Oppenheimer changed their recommendation from "Buy" to "Hold" and reduced their target price to $34. Cantor Fitzgerald also cut its recommendation to "Hold" from "Buy" and slashed its target price to $16 from $16. Wedbush Morgan had previously changed its recommendation from "Strong Buy" to "Buy." The latest change brings the recommendation to "Hold".

Amdoc's shares rose yesterday 1.8% to $17.35.

Sunday, January 25, 2009

EMCOR GROUP, INC. The Rebuilding Of America

President Obama's stimulus package includes substantial spending on infrastructure projects. One company that stands to gain from the stimulus spending is EMCOR Group, Inc. (NYSE - EME.) EMCOR operates in the engineering and construction space. It is an electrical and mechanical construction and facilities firm with operations in North America, the United Kingdom, and the Middle East.

The company provides services to a broad range of commercial, industrial, utility and institutional customers.

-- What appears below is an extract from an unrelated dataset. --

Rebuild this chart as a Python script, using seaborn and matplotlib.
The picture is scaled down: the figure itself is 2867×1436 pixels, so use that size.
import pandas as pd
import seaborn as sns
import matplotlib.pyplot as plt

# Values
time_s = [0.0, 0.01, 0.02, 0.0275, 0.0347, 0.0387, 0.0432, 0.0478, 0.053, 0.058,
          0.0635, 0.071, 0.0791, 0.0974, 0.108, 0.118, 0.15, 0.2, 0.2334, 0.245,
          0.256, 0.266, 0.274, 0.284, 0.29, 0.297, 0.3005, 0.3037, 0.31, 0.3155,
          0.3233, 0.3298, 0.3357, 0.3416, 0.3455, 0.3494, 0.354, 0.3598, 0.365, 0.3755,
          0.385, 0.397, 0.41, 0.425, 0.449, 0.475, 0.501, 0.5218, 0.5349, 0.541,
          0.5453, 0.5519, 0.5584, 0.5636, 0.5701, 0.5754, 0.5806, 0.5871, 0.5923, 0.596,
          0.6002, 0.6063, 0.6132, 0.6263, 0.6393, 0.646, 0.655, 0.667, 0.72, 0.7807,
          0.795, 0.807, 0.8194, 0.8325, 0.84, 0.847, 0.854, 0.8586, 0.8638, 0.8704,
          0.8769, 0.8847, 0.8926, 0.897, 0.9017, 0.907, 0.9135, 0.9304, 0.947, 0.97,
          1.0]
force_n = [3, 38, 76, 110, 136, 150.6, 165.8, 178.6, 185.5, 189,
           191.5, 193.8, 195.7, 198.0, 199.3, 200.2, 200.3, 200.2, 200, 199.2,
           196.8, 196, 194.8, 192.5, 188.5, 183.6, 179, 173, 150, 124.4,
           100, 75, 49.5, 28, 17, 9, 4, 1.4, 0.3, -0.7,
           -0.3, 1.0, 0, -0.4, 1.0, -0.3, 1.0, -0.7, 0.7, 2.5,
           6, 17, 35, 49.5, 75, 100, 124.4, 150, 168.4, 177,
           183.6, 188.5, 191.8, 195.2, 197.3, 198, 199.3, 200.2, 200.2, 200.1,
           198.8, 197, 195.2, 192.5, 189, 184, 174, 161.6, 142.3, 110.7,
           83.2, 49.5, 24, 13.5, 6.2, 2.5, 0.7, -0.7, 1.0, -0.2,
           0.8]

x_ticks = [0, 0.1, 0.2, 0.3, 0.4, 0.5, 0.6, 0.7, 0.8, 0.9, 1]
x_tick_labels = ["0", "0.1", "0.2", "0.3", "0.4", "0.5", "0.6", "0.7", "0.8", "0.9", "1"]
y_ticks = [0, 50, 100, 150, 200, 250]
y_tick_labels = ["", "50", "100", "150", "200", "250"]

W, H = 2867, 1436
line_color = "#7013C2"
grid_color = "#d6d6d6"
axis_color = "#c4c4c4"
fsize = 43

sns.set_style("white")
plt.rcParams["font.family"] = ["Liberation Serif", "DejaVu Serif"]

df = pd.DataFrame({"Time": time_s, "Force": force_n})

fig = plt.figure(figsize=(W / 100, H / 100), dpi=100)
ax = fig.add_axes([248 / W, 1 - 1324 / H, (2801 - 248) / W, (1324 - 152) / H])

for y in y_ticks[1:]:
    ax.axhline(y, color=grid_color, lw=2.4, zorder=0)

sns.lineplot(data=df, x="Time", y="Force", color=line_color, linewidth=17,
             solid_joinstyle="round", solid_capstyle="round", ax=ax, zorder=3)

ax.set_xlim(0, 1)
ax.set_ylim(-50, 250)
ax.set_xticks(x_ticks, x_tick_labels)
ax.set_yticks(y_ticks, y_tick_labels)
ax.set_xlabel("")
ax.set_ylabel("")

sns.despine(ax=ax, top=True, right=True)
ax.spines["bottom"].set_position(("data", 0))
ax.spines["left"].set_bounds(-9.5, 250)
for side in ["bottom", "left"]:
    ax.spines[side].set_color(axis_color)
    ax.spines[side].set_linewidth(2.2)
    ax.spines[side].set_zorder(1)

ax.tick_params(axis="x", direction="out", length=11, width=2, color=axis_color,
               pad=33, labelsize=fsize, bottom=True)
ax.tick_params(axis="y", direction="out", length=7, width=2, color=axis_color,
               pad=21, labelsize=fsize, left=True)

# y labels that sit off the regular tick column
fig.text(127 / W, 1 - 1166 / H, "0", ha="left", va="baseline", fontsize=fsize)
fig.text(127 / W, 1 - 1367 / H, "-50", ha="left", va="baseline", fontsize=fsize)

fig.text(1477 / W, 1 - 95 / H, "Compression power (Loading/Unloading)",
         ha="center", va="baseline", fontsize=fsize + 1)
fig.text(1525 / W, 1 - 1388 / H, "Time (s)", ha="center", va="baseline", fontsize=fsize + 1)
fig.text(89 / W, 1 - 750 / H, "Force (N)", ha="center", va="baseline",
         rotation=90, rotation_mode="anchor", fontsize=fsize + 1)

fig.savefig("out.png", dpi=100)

They report operations in six market segments: (a) electrical construction and facility services within the U.S.; (b) mechanical construction and facilities services with the U.S.; (c) U.S. facilities services; (d) Canada construction services; (e) United Kingdom construction and facilities services; and, (f) Other international services. The electrical construction and facilities segment involves systems for electrical power transmission; premises electrical and lighting systems; low-voltage systems, such as alarm, security and process control; voice and data communication; roadway and transit lighting; and fiber optic lines. Mechanical construction and facilities services include systems for heating, ventilation, air conditioning, refrigeration and clean-room process ventilation, fire protection; plumbing, process and high purity piping; water and waste-water treatment and central plan heating and cooling.

Consensus estimates for sales ending 12/09 are projected to be $7,246.88 million. Consensus EPS estimates for the same period range from $2.28 to $2.65.

Sales growth is 24.8% YOY and EPS growth is 45.1% YOY. The historical five year growth rate for sales is 8.4% and for EPS it is 13.2%. The company reported positive earnings surprises for the quarters ending 10/08 and 07/08.


At its recent price of $20.72, EME is selling at 7.9X next year's estimated earnings. Operating margins have steadily expanded from 0.9% in 2004 to 4.2% currently. Similarly, net margins have grown to 2.5% from 0.7% in 2004. The company does not pay a dividend.

Our estimate of fair value is $29.97 to $48.96 with a mean value of $41.97. Using consensus EPS of $2.58, EME is valued at 11.6X to 18.9X earnings; the average fair value multiple is 16.27X earnings. The low end of our estimate provides a PRG ratio of 0.88, based on historical growth rate.

Saturday, January 24, 2009

Inaugural Post

Welcome to Measured Approach, a place where I intend to get up on my soapbox and expound upon my theories, perceptions, thoughts and hopes.

More to the point, I really want to discuss events as they occur and to raise questions on stock valuations, valuation methodologies and process. I am a self-taught private investor. I am not a financial industries professional and claim no particular expertise on the subject. However, I note that widely followed analysts and pundits have no better record than anyone else when it comes to prognosticating the future.

When evaluating stocks, I have a value bent and utilize multifactor analysis to augment the decision making process.

I invite all to vigorously critique any analysis presented on these pages.